* **Stored records**:
┌────────

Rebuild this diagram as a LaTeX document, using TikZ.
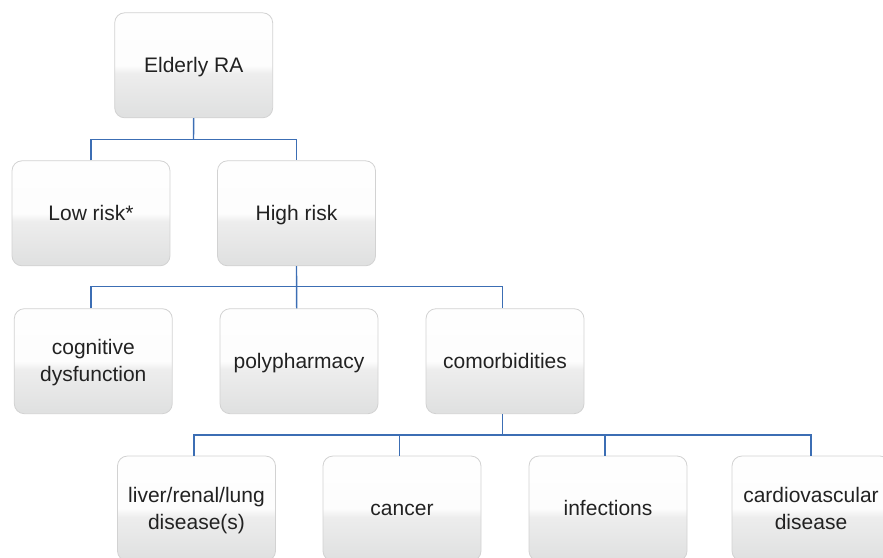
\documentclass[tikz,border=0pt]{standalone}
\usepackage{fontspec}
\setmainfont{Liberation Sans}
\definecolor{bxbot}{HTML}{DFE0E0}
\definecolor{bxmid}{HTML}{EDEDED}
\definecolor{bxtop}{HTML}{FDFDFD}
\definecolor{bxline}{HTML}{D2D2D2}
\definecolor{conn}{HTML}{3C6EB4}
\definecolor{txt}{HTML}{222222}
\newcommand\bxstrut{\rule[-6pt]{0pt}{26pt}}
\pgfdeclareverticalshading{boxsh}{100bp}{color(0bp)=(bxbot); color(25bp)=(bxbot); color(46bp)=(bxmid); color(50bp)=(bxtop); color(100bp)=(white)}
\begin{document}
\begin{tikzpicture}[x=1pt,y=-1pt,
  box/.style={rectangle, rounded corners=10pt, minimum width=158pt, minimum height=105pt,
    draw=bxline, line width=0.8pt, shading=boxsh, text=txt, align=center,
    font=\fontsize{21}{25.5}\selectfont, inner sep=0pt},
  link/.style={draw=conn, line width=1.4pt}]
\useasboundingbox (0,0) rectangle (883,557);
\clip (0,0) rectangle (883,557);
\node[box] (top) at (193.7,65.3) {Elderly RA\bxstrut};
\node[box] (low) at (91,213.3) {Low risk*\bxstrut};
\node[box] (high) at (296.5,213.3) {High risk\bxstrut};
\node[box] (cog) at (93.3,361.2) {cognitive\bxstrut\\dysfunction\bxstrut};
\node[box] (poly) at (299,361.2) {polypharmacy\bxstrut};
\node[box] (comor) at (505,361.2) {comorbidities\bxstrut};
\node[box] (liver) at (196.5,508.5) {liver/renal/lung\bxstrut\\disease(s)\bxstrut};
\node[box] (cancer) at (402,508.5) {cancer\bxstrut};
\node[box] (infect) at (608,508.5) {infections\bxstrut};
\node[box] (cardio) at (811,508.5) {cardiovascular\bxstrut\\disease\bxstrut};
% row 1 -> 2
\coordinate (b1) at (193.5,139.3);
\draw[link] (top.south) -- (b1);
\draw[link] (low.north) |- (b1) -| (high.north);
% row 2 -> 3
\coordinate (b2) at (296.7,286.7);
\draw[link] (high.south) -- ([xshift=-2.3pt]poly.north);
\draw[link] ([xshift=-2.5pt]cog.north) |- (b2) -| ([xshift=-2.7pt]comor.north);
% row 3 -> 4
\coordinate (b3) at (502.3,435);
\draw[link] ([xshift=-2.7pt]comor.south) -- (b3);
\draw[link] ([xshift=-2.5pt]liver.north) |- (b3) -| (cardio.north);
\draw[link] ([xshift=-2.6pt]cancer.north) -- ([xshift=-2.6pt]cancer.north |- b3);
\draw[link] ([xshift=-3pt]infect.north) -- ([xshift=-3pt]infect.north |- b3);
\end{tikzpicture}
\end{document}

└────────
┌────────

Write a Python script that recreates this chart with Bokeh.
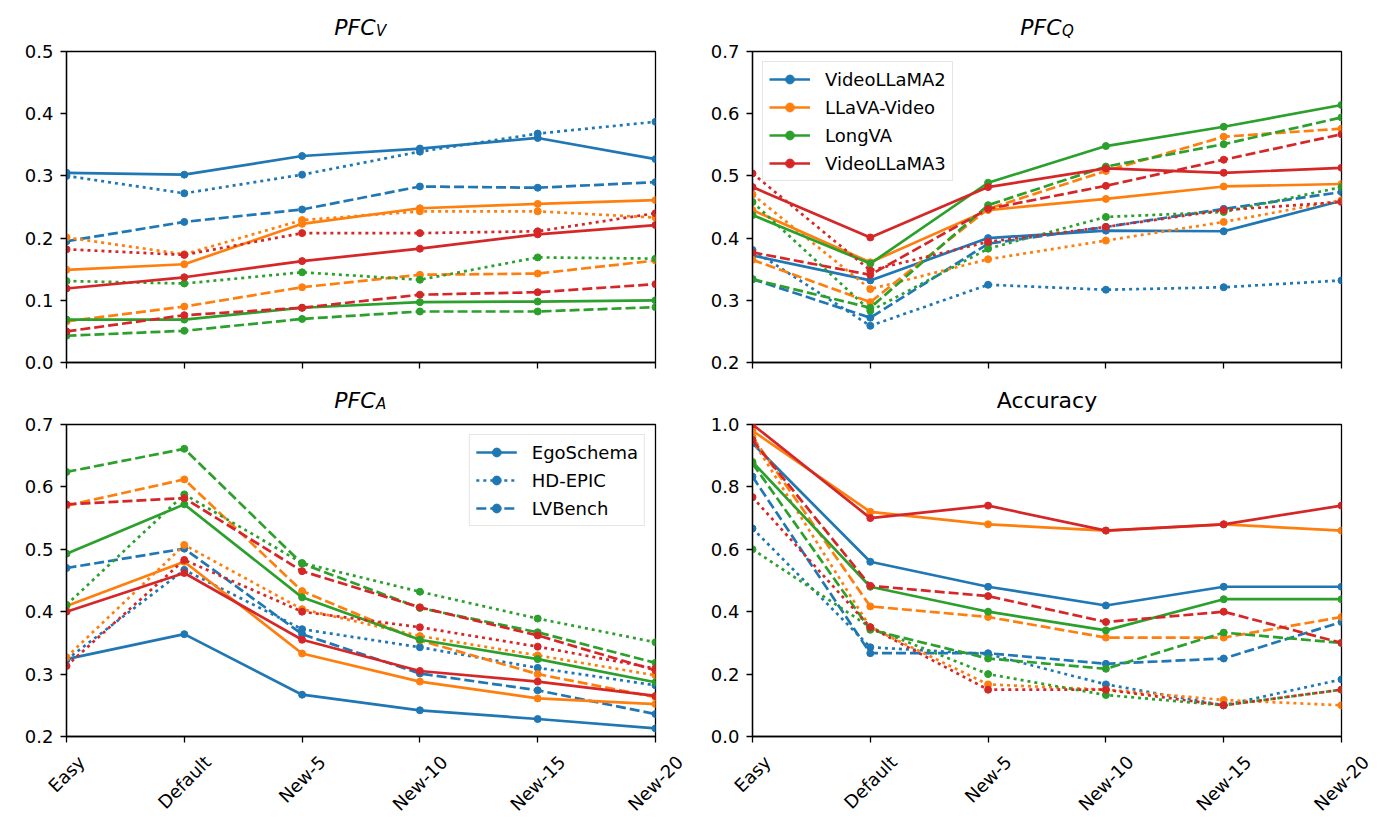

└────────

Check each line above for the word "this", and copy the lines where it appears.

* **Exercise answer**:
Rebuild this diagram as a LaTeX document, using TikZ.
Write a Python script that recreates this chart with Bokeh.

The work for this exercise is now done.